In case you think I missed one major problem facing this country by not mentioning the economy which has been in the ditch for some time, it's my opinion that if we properly address and correct the other four problems I mentioned, the economy will correct itself. It will takes some time, possible a couple years, but the appalling mistakes of the Bush Administration which is responsible for the current decrepit economic, energy, and environmental status of the US did not happen overnight and they won't be corrected overnight.
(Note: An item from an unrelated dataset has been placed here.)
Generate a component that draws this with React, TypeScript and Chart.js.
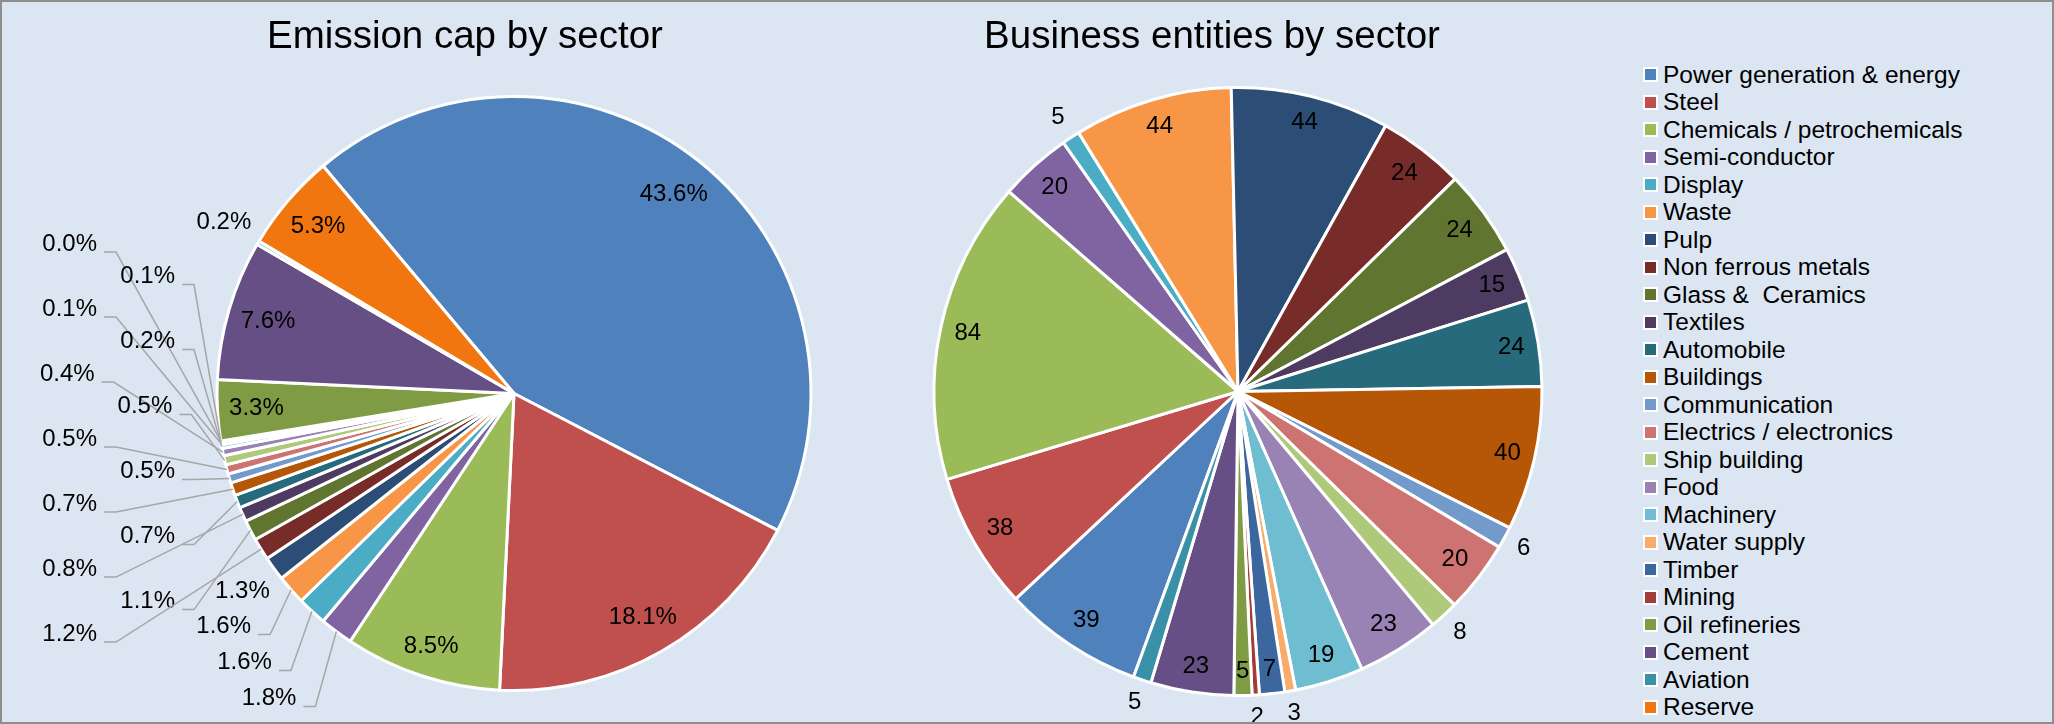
import React, { useEffect, useRef } from 'react';
import { Chart, registerables } from 'chart.js';

Chart.register(...registerables);

// ---------- data ----------
const sectors = [
  'Power generation & energy',
  'Steel',
  'Chemicals / petrochemicals',
  'Semi-conductor',
  'Display',
  'Waste',
  'Pulp',
  'Non ferrous metals',
  'Glass &  Ceramics',
  'Textiles',
  'Automobile',
  'Buildings',
  'Communication',
  'Electrics / electronics',
  'Ship building',
  'Food',
  'Machinery',
  'Water supply',
  'Timber',
  'Mining',
  'Oil refineries',
  'Cement',
  'Aviation',
  'Reserve',
];

// Emission cap share by sector (%)
const capSharePct = [
  43.6, 18.1, 8.5, 1.8, 1.6, 1.6, 1.3, 1.2, 1.1, 0.8, 0.7, 0.7,
  0.5, 0.5, 0.5, 0.4, 0.2, 0.1, 0.1, 0.0, 3.3, 7.6, 0.2, 5.3,
];

// Number of business entities by sector
const entityCounts = [
  39, 38, 84, 20, 5, 44, 44, 24, 24, 15, 24, 40,
  6, 20, 8, 23, 19, 3, 7, 2, 5, 23, 5, 0,
];

const chartTitles = ['Emission cap by sector', 'Business entities by sector'];

// ---------- styles ----------
const sectorColors = [
  '#4F81BD', '#C0504D', '#9BBB59', '#8064A2', '#4BACC6', '#F79646',
  '#2C4D75', '#772C2A', '#5F7530', '#4D3B62', '#276A7C', '#B65708',
  '#729ACA', '#CD7371', '#AFC97A', '#9983B5', '#6FBDD1', '#F9AB6B',
  '#3B679E', '#A33B38', '#7F9C45', '#654F85', '#3891A7', '#F2760F',
];

type Placement = 'in' | 'out' | 'leader' | 'none';

const capPlacements: Placement[] = [
  'in', 'in', 'in', 'leader', 'leader', 'leader', 'out', 'leader', 'leader', 'leader', 'leader', 'leader',
  'leader', 'leader', 'leader', 'leader', 'leader', 'leader', 'leader', 'leader', 'in', 'in', 'out', 'in',
];
const entityPlacements: Placement[] = [
  'in', 'in', 'in', 'in', 'out', 'in', 'in', 'in', 'in', 'in', 'in', 'in',
  'out', 'in', 'out', 'in', 'in', 'out', 'in', 'out', 'in', 'in', 'out', 'none',
];

const FONT = '"Liberation Sans", Arial, Helvetica, sans-serif';
const BG = '#DCE6F2';

interface LabelSettings {
  placements: Placement[];
  decimals: number;
  suffix: string;
  fontSize: number;
  insideMargin: number;
  outsideGap: number;
  title: string;
  titleX: number;
  titleY: number;
  titleSize: number;
}

// leader-label layout (left side of a pie)
const leaderLayout = {
  belowThreshold: 0.8, // anchors right of cx - 0.8R go to the lower stack
  sideOffset: 20,
  sideGap: 32.5,
  sideMaxFrac: 0.81,
  sideMargin: 45,
  sideEdgeGap: 42,
  sideColOffset: 78,
  belowDrop: 38,
  belowGap: 36,
  belowMaxBelow: 8,
  belowMargin: 40,
};

function stack(ys: number[], gap: number, maxY: number) {
  const n = ys.length;
  for (let k = 1; k < n; k++) ys[k] = Math.max(ys[k], ys[k - 1] + gap);
  if (n) ys[n - 1] = Math.min(ys[n - 1], maxY);
  for (let k = n - 2; k >= 0; k--) ys[k] = Math.min(ys[k], ys[k + 1] - gap);
  return ys;
}

function makeLabelPlugin(s: LabelSettings) {
  return {
    id: 'sectorLabels',
    afterDatasetsDraw(chart: any) {
      const ctx: CanvasRenderingContext2D = chart.ctx;
      const meta = chart.getDatasetMeta(0);
      const values: number[] = chart.data.datasets[0].data;
      ctx.save();
      ctx.fillStyle = '#000';
      ctx.textBaseline = 'middle';
      ctx.font = `${s.fontSize}px ${FONT}`;
      const h = s.fontSize;
      const leaders: any[] = [];
      meta.data.forEach((arc: any, i: number) => {
        const p = s.placements[i] || 'none';
        if (p === 'none') return;
        const { x, y, startAngle, endAngle, outerRadius } = arc.getProps(
          ['x', 'y', 'startAngle', 'endAngle', 'outerRadius'],
          true
        );
        const mid = (startAngle + endAngle) / 2;
        const c = Math.cos(mid);
        const sn = Math.sin(mid);
        const text = Number(values[i]).toFixed(s.decimals) + s.suffix;
        const w = ctx.measureText(text).width;
        const ext = (Math.abs(c) * w) / 2 + (Math.abs(sn) * h) / 2;
        ctx.textAlign = 'center';
        if (p === 'in') {
          const r = outerRadius - s.insideMargin - ext;
          ctx.fillText(text, x + c * r, y + sn * r);
        } else if (p === 'out') {
          const r = outerRadius + s.outsideGap + ext;
          ctx.fillText(text, x + c * r, y + sn * r);
        } else {
          leaders.push({
            i,
            text,
            cx: x,
            cy: y,
            R: outerRadius,
            ax: x + c * outerRadius,
            ay: y + sn * outerRadius,
            ty: y + sn * (outerRadius + leaderLayout.sideOffset),
          });
        }
      });
      if (leaders.length) {
        const L = leaderLayout;
        const { cx, cy, R } = leaders[0];
        const below = leaders.filter((l) => l.ax > cx - L.belowThreshold * R).sort((a, b) => a.ay - b.ay);
        const side = leaders
          .filter((l) => l.ax <= cx - L.belowThreshold * R)
          .sort((a, b) => a.ty - b.ty || b.i - a.i);
        const sideY = stack(side.map((l) => l.ty), L.sideGap, cy + L.sideMaxFrac * R);
        const belowY = stack(below.map((l) => l.ay + L.belowDrop), L.belowGap, cy + R + L.belowMaxBelow);
        const placed: any[] = [];
        side.forEach((l, k) => {
          const y = sideY[k];
          const dy = y - cy;
          const ex = Math.abs(dy) < R ? cx - Math.sqrt(R * R - dy * dy) : cx;
          const base = Math.min(ex, l.ax);
          const inner = Math.min(base - L.sideMargin, cx - R - L.sideEdgeGap);
          const right = inner - (k % 2 === 0 ? L.sideColOffset : 0);
          placed.push({ l, y, right });
        });
        below.forEach((l, k) => {
          placed.push({ l, y: belowY[k], right: l.ax - L.belowMargin });
        });
        ctx.strokeStyle = '#A6A6A6';
        ctx.lineWidth = 1.5;
        ctx.textAlign = 'right';
        placed.forEach(({ l, y, right }) => {
          ctx.fillText(l.text, right, y);
          const yb = y + 8;
          ctx.beginPath();
          ctx.moveTo(right + 7, yb);
          ctx.lineTo(right + 19, yb);
          ctx.lineTo(l.ax, l.ay);
          ctx.stroke();
        });
      }
      ctx.font = `${s.titleSize}px ${FONT}`;
      ctx.textBaseline = 'alphabetic';
      ctx.textAlign = 'center';
      ctx.fillText(s.title, s.titleX, s.titleY);
      ctx.restore();
    },
  };
}

interface PieProps {
  values: number[];
  left: number;
  width: number;
  height: number;
  rotation: number;
  radius: number;
  padding: { left: number; right: number; top: number; bottom: number };
  labels: LabelSettings;
}

function SectorPie(props: PieProps) {
  const ref = useRef<HTMLCanvasElement | null>(null);
  useEffect(() => {
    if (!ref.current) return;
    const chart = new Chart(ref.current, {
      type: 'pie',
      data: {
        labels: sectors,
        datasets: [
          {
            data: props.values,
            backgroundColor: sectorColors,
            borderColor: '#FFFFFF',
            borderWidth: 3,
          },
        ],
      },
      options: {
        animation: false,
        responsive: false,
        rotation: props.rotation,
        radius: props.radius,
        layout: { padding: props.padding },
        plugins: {
          legend: { display: false },
          title: { display: false },
          tooltip: { enabled: false },
        },
      },
      plugins: [makeLabelPlugin(props.labels)],
    } as any);
    return () => chart.destroy();
  }, []);
  return (
    <div
      style={{
        position: 'absolute',
        left: props.left,
        top: 0,
        width: props.width,
        height: props.height,
      }}
    >
      <canvas
        ref={ref}
        width={props.width}
        height={props.height}
        style={{ width: props.width, height: props.height, display: 'block' }}
      />
    </div>
  );
}

const commonLabels = {
  fontSize: 24,
  titleY: 48,
  titleSize: 38.5,
};

export default function App() {
  useEffect(() => {
    document.body.style.margin = '0';
  }, []);
  return (
    <div
      style={{
        position: 'relative',
        width: 2054,
        height: 724,
        background: BG,
        overflow: 'hidden',
        fontFamily: FONT,
      }}
    >
      <SectorPie
        values={capSharePct}
        left={0}
        width={880}
        height={722}
        rotation={-40}
        radius={297}
        padding={{ left: 148, right: 0, top: 65, bottom: 0 }}
        labels={{
          ...commonLabels,
          placements: capPlacements,
          decimals: 1,
          suffix: '%',
          insideMargin: 11,
          outsideGap: 10,
          title: chartTitles[0],
          titleX: 465,
        }}
      />
      <SectorPie
        values={entityCounts}
        left={880}
        width={760}
        height={722}
        rotation={-159.9}
        radius={304}
        padding={{ left: 0, right: 44, top: 61, bottom: 0 }}
        labels={{
          ...commonLabels,
          placements: entityPlacements,
          decimals: 0,
          suffix: '',
          insideMargin: 12,
          outsideGap: 10,
          title: chartTitles[1],
          titleX: 332,
        }}
      />
      <div style={{ position: 'absolute', left: 1643, top: 60.75 }}>
        {sectors.map((name, i) => (
          <div
            key={name}
            style={{ display: 'flex', alignItems: 'center', height: 27.5, whiteSpace: 'pre' }}
          >
            <div
              style={{
                width: 15,
                height: 15,
                boxSizing: 'border-box',
                border: '2.5px solid #FFFFFF',
                background: sectorColors[i],
                marginRight: 5,
              }}
            />
            <span style={{ fontSize: 24.5, color: '#000', lineHeight: '27.5px' }}>{name}</span>
          </div>
        ))}
      </div>
      <div
        style={{
          position: 'absolute',
          left: 0,
          top: 0,
          width: 2054,
          height: 724,
          boxSizing: 'border-box',
          border: '2px solid #8E8E8E',
          pointerEvents: 'none',
        }}
      />
    </div>
  );
}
In other election issues, California voters approved a ban on same-sex marriages which indicates that there is still in this country, even in California, a majority of people who believe they have the right to shove their religious beliefs down the throats of others. Probably the most dishonest and outrageous claim of this and any recent election season is the fear-mongering by some Christians, that allowing homosexuals to get married in some way threatens the institution of marriage and the marriages of heterosexuals. If my 35 year old marriage to Karen fails, it will be our fault. It won't fail because homosexuals in California or Massachusetts are allowed to get married. That's an idiotic accusation, if there ever was one. I guess we have to wonder if the human race will ever advance to the point where we won't be looking for some group of people, slightly different from ourselves, to discriminate against. When laws prevent us from discriminating on the basis of race, sex, or religion, then we start railing against humanists, evolutionists, and homosexuals. Perhaps it's just nice to find someone different so we can blame the problems of the world on them. Honest, scholarly, and sincere people have always disagreed on the biblical interpretation of verses that address the issue of homosexuality, even though Jesus did not consider it important enough to say anything about. If there are two interpretations, one that includes accepting homosexuals into our churches and fellowships, and one that excludes them , why would anyone choose the latter? Can that choice be a "Christian" choice?
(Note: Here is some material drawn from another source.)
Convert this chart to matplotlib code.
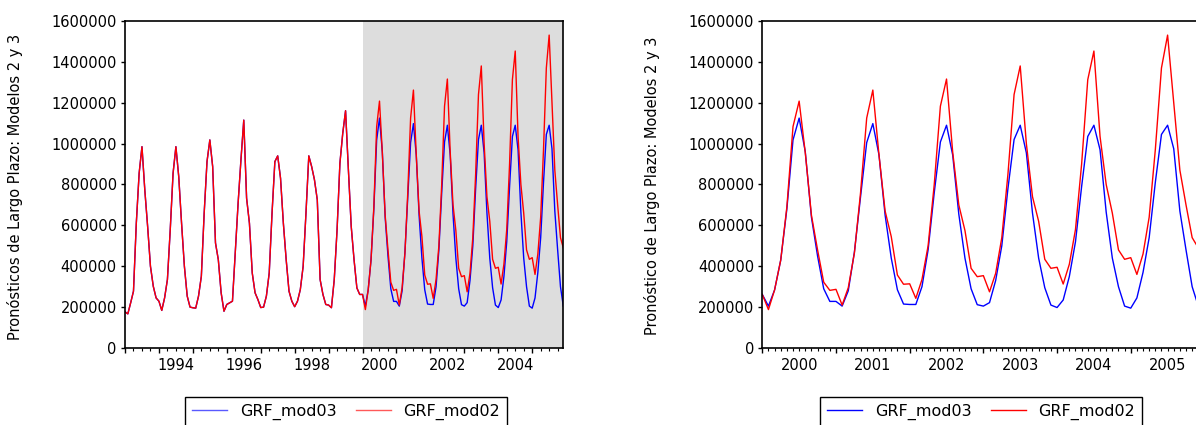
import matplotlib.pyplot as plt
import numpy as np
from matplotlib.ticker import FixedLocator, MultipleLocator

plt.rcParams['font.family'] = ['DejaVu Sans']

# Datos mensuales 1993:01 - 1999:12 (historico, igual en ambos modelos)
historico = [
    177000, 167000, 221000, 278000, 611000, 855000, 985000, 774000, 595000, 400000, 302000, 245000,
    229000, 184000, 245000, 335000, 579000, 855000, 985000, 839000, 611000, 400000, 254000, 200000,
    197000, 195000, 254000, 351000, 660000, 912000, 1018000, 888000, 514000, 432000, 270000, 180000,
    213000, 221000, 229000, 465000, 709000, 920000, 1115000, 733000, 611000, 367000, 270000, 237000,
    198000, 200000, 254000, 367000, 660000, 912000, 940000, 831000, 611000, 432000, 278000, 229000,
    202000, 229000, 286000, 400000, 660000, 940000, 888000, 823000, 725000, 335000, 262000, 213000,
    210000, 197000, 335000, 579000, 904000, 1050000, 1161000, 872000, 595000, 432000, 294000, 262000,
]

# Pronosticos 2000:01 - 2005:12
pron_mod03 = [
    262000, 205000, 284000, 430000, 680000, 1018000, 1125000, 960000, 640000, 450000, 290000, 228000,
    228000, 205000, 280000, 470000, 740000, 1005000, 1098000, 945000, 650000, 440000, 285000, 215000,
    213000, 213000, 300000, 480000, 760000, 1008000, 1090000, 945000, 655000, 440000, 290000, 212000,
    205000, 222000, 330000, 500000, 780000, 1020000, 1090000, 955000, 660000, 440000, 295000, 210000,
    198000, 235000, 350000, 520000, 790000, 1035000, 1090000, 970000, 665000, 440000, 300000, 205000,
    195000, 245000, 370000, 540000, 810000, 1045000, 1090000, 975000, 670000, 480000, 300000, 205000,
]
pron_mod02 = [
    262000, 188000, 284000, 430000, 690000, 1083000, 1208000, 955000, 650000, 480000, 322000, 282000,
    287000, 210000, 295000, 465000, 760000, 1125000, 1262000, 945000, 670000, 545000, 357000, 312000,
    314000, 243000, 335000, 500000, 800000, 1183000, 1316000, 960000, 700000, 575000, 390000, 349000,
    354000, 275000, 365000, 540000, 850000, 1240000, 1380000, 1000000, 740000, 620000, 434000, 390000,
    395000, 313000, 410000, 580000, 900000, 1313000, 1453000, 1035000, 800000, 660000, 480000, 434000,
    442000, 360000, 460000, 640000, 970000, 1370000, 1531000, 1200000, 870000, 700000, 540000, 490000,
]

grf_mod03 = historico + pron_mod03
grf_mod02 = historico + pron_mod02

fechas_1 = 1993 + np.arange(len(grf_mod03)) / 12
fechas_2 = 2000 + np.arange(len(pron_mod03)) / 12
fin = fechas_1[-1]

fig = plt.figure(figsize=(11.96, 4.25), dpi=100)
ax1 = fig.add_axes([125 / 1196, 77 / 425, 438.3 / 1196, 327 / 425])
ax2 = fig.add_axes([762.3 / 1196, 77 / 425, 436 / 1196, 327 / 425])


def estilo(ax, x0, paso_menor, anios_etiqueta):
    ax.set_xlim(x0, fin)
    ax.set_ylim(0, 1600000)
    ax.set_yticks(np.arange(0, 1600001, 200000))
    ax.set_yticklabels([str(v) for v in range(0, 1600001, 200000)])
    ax.xaxis.set_major_locator(FixedLocator(np.arange(int(x0), 2006)))
    ax.xaxis.set_minor_locator(MultipleLocator(paso_menor))
    ax.tick_params(axis='x', which='major', length=3.8, width=1, labelbottom=False)
    ax.tick_params(axis='x', which='minor', length=2.2, width=0.8)
    ax.tick_params(axis='y', length=3, width=1, pad=3, labelsize=10.5)
    for s in ax.spines.values():
        s.set_linewidth(1.2)
    sec = ax.secondary_xaxis('bottom')
    sec.set_xticks([a + 0.5 for a in anios_etiqueta], [str(a) for a in anios_etiqueta])
    sec.tick_params(length=0, pad=7, labelsize=10.5)
    sec.spines['bottom'].set_visible(False)


def leyenda(ax, centro_x):
    leg = ax.legend(loc='upper center', bbox_to_anchor=(centro_x / 1196, 28 / 425),
                    bbox_transform=fig.transFigure, ncol=2, fancybox=False,
                    edgecolor='black', fontsize=11.5, handlelength=2.2,
                    columnspacing=1.2, borderpad=0.4, borderaxespad=0,
                    framealpha=1)
    leg.get_frame().set_linewidth(1.0)
    return leg


# Panel izquierdo
ax1.axvspan(2000, fin, color='#dddddd', zorder=0, lw=0)
ax1.plot(fechas_1, grf_mod03, color='#0000ff', lw=1.0, label='GRF_mod03')
ax1.plot(fechas_1, grf_mod02, color='#ff0000', lw=1.0, label='GRF_mod02')
estilo(ax1, 1993, 0.25, [1994, 1996, 1998, 2000, 2002, 2004])
fig.text(15 / 1196, 1 - 187 / 425, 'Pronósticos de Largo Plazo: Modelos 2 y 3',
         rotation=90, ha='center', va='center', fontsize=10.5)
leg1 = leyenda(ax1, 346)
for h in leg1.get_lines():
    h.set_alpha(0.65)

# Panel derecho
ax2.plot(fechas_2, pron_mod03, color='#0000ff', lw=1.0, label='GRF_mod03')
ax2.plot(fechas_2, pron_mod02, color='#ff0000', lw=1.0, label='GRF_mod02')
estilo(ax2, 2000, 1 / 12, [2000, 2001, 2002, 2003, 2004, 2005])
fig.text(652 / 1196, 1 - 186 / 425, 'Pronóstico de Largo Plazo: Modelos 2 y 3',
         rotation=90, ha='center', va='center', fontsize=10.5)
leyenda(ax2, 981)

fig.savefig('out.png', dpi=100)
Voters in Colorado and South Dakota rejected measures that could have led to wide-scale bans of abortion. The Colorado version would have defined life as beginning at conception, which could have also resulted in a ban against some forms of birth control like IUDs. Although not a supporter of abortion, neither do I support laws banning abortion. The abortion rate in this country is determined by much more than laws that either permit or ban abortions. The abortion rate increased by 50, 000 a year when George W. Bush became president over what it was when Clinton was president, because Bush's economic policies made it more difficult for people to afford to have children, and because Bush also put the brakes on sex education in the schools, by emphasizing abstinence instead of protection, which was not an entirely successful approach to the problem. It's been my impression for some time that even though consevatives and Republicans use the abortion issue to try to get votes at election time, that's the only thing they are willing to do with the issue. Conservatives don't want to ban abortions any more than liberals do. We had twelve consecutive years of George Herbert Walker Bush and Ronald Reagan in the White House and nothing was done during that time to ban abortions. Now we've had another eight years of George W. Bush in the White House with only a ban against late-term abortions which make up less than one half of one percent of the total abortion rate. Those are puny and heartless efforts, to say the least. Much more can be done to reduce the abortion rate by supporting families instead of corportions, by providing universal health care, by facilitating adoption and making it less expensive, and by having an administration and a president in the White House who supports the working people, which we will have again starting next year. I expect to see a decline in the abortion rate, also probably starting sometime next year. The abortion decision belongs to women, not male law-makers. If men were able to get pregnant, the right to get an abortion would be at least as available as the right to get a driver's license. For another interesting perspective read:

An energy proposal in Missouri that requires the state's electric utilities to get 15 percent of their electric power from renewal resources by 2015 passed, while a more aggressive bill in California, requiring their state's utilities to generate half of their electric power from renewable resources by 2025, failed. It's likely this forward-looking measure failed, in part, because of the lack of commitment to clean and renewable energy sources by the federal government. But perhaps that will soon change.

Another interesting and worthwhile bill that passed and may be echoed in other states, is California's bill that prohibits cramped cages for chickens and other livestock.